Always look at the net yield instead of the gross yield. The gross yield is just a marketing number, while the net yield is what you get paid.
How much rent should I get in Dubai in 2026?
In Dubai, a good gross rental return is generally between 6% and 8%. Anything above 7% is considered great. A respectable net yield after outgoings is usually around the 4% to 6% range.
Do I have to pay tax on rental income in Dubai?
No. The UAE does not levy tax on rental income as personal income. This implies that investors may retain a considerably larger proportion of their net returns than in other markets worldwide.
Is short-term renting more lucrative than long-term leasing?
Often, yes. Although tourist sites tend to earn more from short-term vacation rentals, there are downsides, including increased administrative costs and lower occupancy during the off-peak season.

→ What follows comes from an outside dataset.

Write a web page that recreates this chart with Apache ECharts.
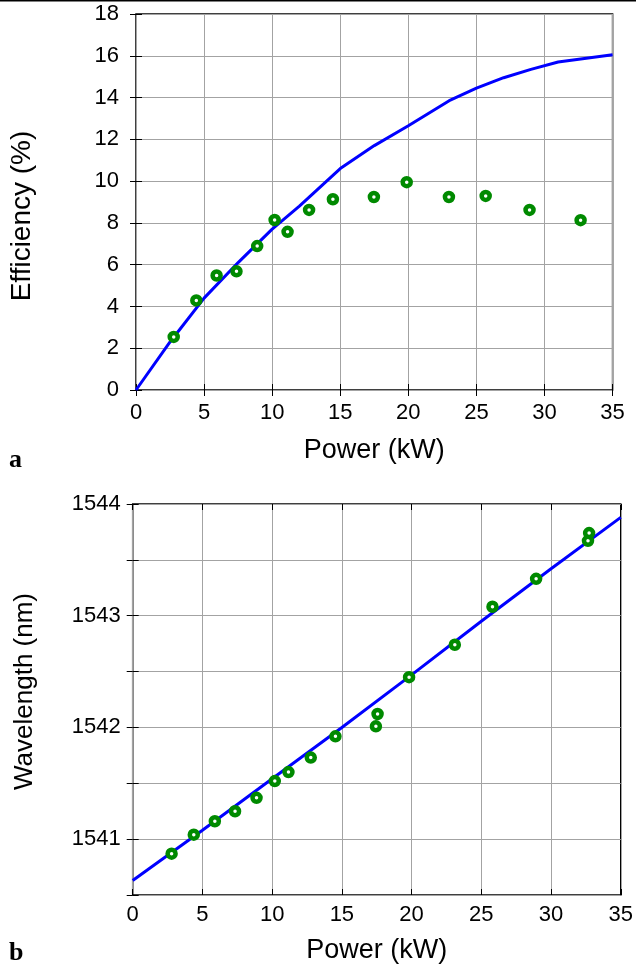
<!DOCTYPE html>
<html>
<head>
<meta charset="utf-8">
<script src="https://cdn.jsdelivr.net/npm/echarts@6/dist/echarts.min.js"></script>
<style>
html,body{margin:0;padding:0;background:#fff;}
#chart{width:636px;height:967px;}
</style>
</head>
<body>
<div id="chart"></div>
<script>
// ---- Data ----
// Panel a: efficiency vs power
const effMeasPower = [2.77, 4.43, 5.92, 7.38, 8.90, 10.18, 11.13, 12.71, 14.46, 17.47, 19.88, 22.98, 25.68, 28.90, 32.65];
const effMeasValue = [2.54, 4.29, 5.48, 5.68, 6.89, 8.14, 7.57, 8.62, 9.13, 9.24, 9.95, 9.24, 9.29, 8.62, 8.13];
const effModelPower = [0, 2.5, 5, 7.5, 10, 12, 15, 17.5, 20, 23, 25, 27, 29, 31, 35];
const effModelValue = [0, 2.3, 4.4, 6.1, 7.7, 8.8, 10.6, 11.7, 12.65, 13.85, 14.45, 14.95, 15.35, 15.7, 16.05];

// Panel b: wavelength vs power
const wlMeasPower = [2.79, 4.38, 5.89, 7.34, 8.88, 10.19, 11.17, 12.77, 14.54, 17.44, 17.56, 19.82, 23.10, 25.80, 28.93, 32.65, 32.73];
const wlMeasValue = [1540.87, 1541.04, 1541.16, 1541.25, 1541.37, 1541.52, 1541.60, 1541.73, 1541.92, 1542.01, 1542.12, 1542.45, 1542.74, 1543.08, 1543.33, 1543.67, 1543.74];
const wlModelPower = [0, 5, 10, 15, 20, 25, 30, 35];
const wlModelValue = [1540.63, 1541.08, 1541.54, 1542.0, 1542.47, 1542.95, 1543.42, 1543.88];

// Axis ranges / ticks
const powerTicks = {min: 0, max: 35, interval: 5};
const effTicks = {min: 0, max: 18, interval: 2};
const wlTicks = {min: 1540.5, max: 1544, interval: 0.5};

const FONT = '"Liberation Sans", Arial, Helvetica, sans-serif';
const zip = (xs, ys) => xs.map((x, i) => [x, ys[i]]);

const chart = echarts.init(document.getElementById('chart'), null, {renderer: 'canvas'});

const gridLine = {show: true, lineStyle: {color: '#a3a3a3', width: 1}};
const tickStyle = {show: true, inside: true, length: 6, lineStyle: {color: '#000', width: 1}};
const markerStyle = {color: '#ffffff', borderColor: '#008a00', borderWidth: 4.5, opacity: 1};

function xAxisPair(gi, labelSize, labelMargin, nameGap) {
  return [
    Object.assign({type: 'value', gridIndex: gi, position: 'bottom'}, powerTicks, {
      axisLine: {show: false},
      axisTick: tickStyle,
      splitLine: gridLine,
      axisLabel: {fontSize: labelSize, color: '#000', fontFamily: FONT, margin: labelMargin},
      name: 'Power (kW)', nameLocation: 'middle', nameGap: nameGap,
      nameTextStyle: {fontSize: 27, color: '#000', fontFamily: FONT}
    }),
    Object.assign({type: 'value', gridIndex: gi, position: 'top'}, powerTicks, {
      axisLine: {show: false}, axisTick: tickStyle, splitLine: {show: false}, axisLabel: {show: false}
    })
  ];
}

const option = {
  animation: false,
  backgroundColor: '#fff',
  grid: [
    {left: 135.5, right: 636 - 612.6, top: 14, bottom: 967 - 390, show: true, borderColor: '#000', borderWidth: 1.5, backgroundColor: 'transparent'},
    {left: 132.7, right: 636 - 622, top: 504, bottom: 967 - 895, show: true, borderColor: '#000', borderWidth: 1.5, backgroundColor: 'transparent'}
  ],
  xAxis: [].concat(xAxisPair(0, 22, 12, 47), xAxisPair(1, 22, 9, 42)),
  yAxis: [
    Object.assign({type: 'value', gridIndex: 0, position: 'left'}, effTicks, {
      axisLine: {show: false}, axisTick: tickStyle, splitLine: gridLine,
      axisLabel: {fontSize: 22, color: '#000', fontFamily: FONT, margin: 17},
      name: 'Efficiency (%)', nameLocation: 'middle', nameGap: 100,
      nameTextStyle: {fontSize: 28, color: '#000', fontFamily: FONT, padding: [0, 28, 0, 0]}
    }),
    Object.assign({type: 'value', gridIndex: 0, position: 'right'}, effTicks, {
      axisLine: {show: false}, axisTick: tickStyle, splitLine: {show: false}, axisLabel: {show: false}
    }),
    Object.assign({type: 'value', gridIndex: 1, position: 'left'}, wlTicks, {
      axisLine: {show: false}, axisTick: tickStyle, splitLine: gridLine,
      axisLabel: {fontSize: 22, color: '#000', fontFamily: FONT, margin: 12,
        formatter: v => (Math.abs(v - Math.round(v)) < 1e-6 ? String(Math.round(v)) : '')},
      name: 'Wavelength (nm)', nameLocation: 'middle', nameGap: 95,
      nameTextStyle: {fontSize: 26, color: '#000', fontFamily: FONT, padding: [0, 0, 0, 16]}
    }),
    Object.assign({type: 'value', gridIndex: 1, position: 'right'}, wlTicks, {
      axisLine: {show: false}, axisTick: tickStyle, splitLine: {show: false}, axisLabel: {show: false}
    })
  ],
  series: [
    {type: 'line', xAxisIndex: 0, yAxisIndex: 0, data: zip(effModelPower, effModelValue),
      showSymbol: false, symbol: 'none', lineStyle: {color: '#0000ff', width: 3}, z: 2},
    {type: 'scatter', xAxisIndex: 0, yAxisIndex: 0, data: zip(effMeasPower, effMeasValue),
      symbol: 'circle', symbolSize: 8, itemStyle: markerStyle, z: 3},
    {type: 'line', xAxisIndex: 2, yAxisIndex: 2, data: zip(wlModelPower, wlModelValue),
      showSymbol: false, symbol: 'none', lineStyle: {color: '#0000ff', width: 3}, z: 2},
    {type: 'scatter', xAxisIndex: 2, yAxisIndex: 2, data: zip(wlMeasPower, wlMeasValue),
      symbol: 'circle', symbolSize: 8, itemStyle: markerStyle, z: 3}
  ],
  graphic: [
    {type: 'rect', left: 0, top: 0, shape: {width: 636, height: 1.5}, style: {fill: '#000'}},
    {type: 'text', left: 9, top: 447, style: {text: 'a', font: 'bold 26px "Liberation Serif", "Times New Roman", serif', fill: '#000'}},
    {type: 'text', left: 9, top: 940, style: {text: 'b', font: 'bold 26px "Liberation Serif", "Times New Roman", serif', fill: '#000'}}
  ]
};
chart.setOption(option);
</script>
</body>
</html>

Apartment or villa: which gives the best rental income?
Generally, apartments are known to provide better rental yields than villas because they have lower acquisition costs relative to the rent you can get. Although they have smaller returns, villas often increase in value more quickly.
Final Thought
If you want to earn money investing in Dubai property rentals, do your calculations; don’t follow the headline statistics. Think about fees before you purchase, estimate net yield, and choose your location depending on your aims income or appreciation. The correct property may yield substantial rental revenue and Golden Visa eligibility.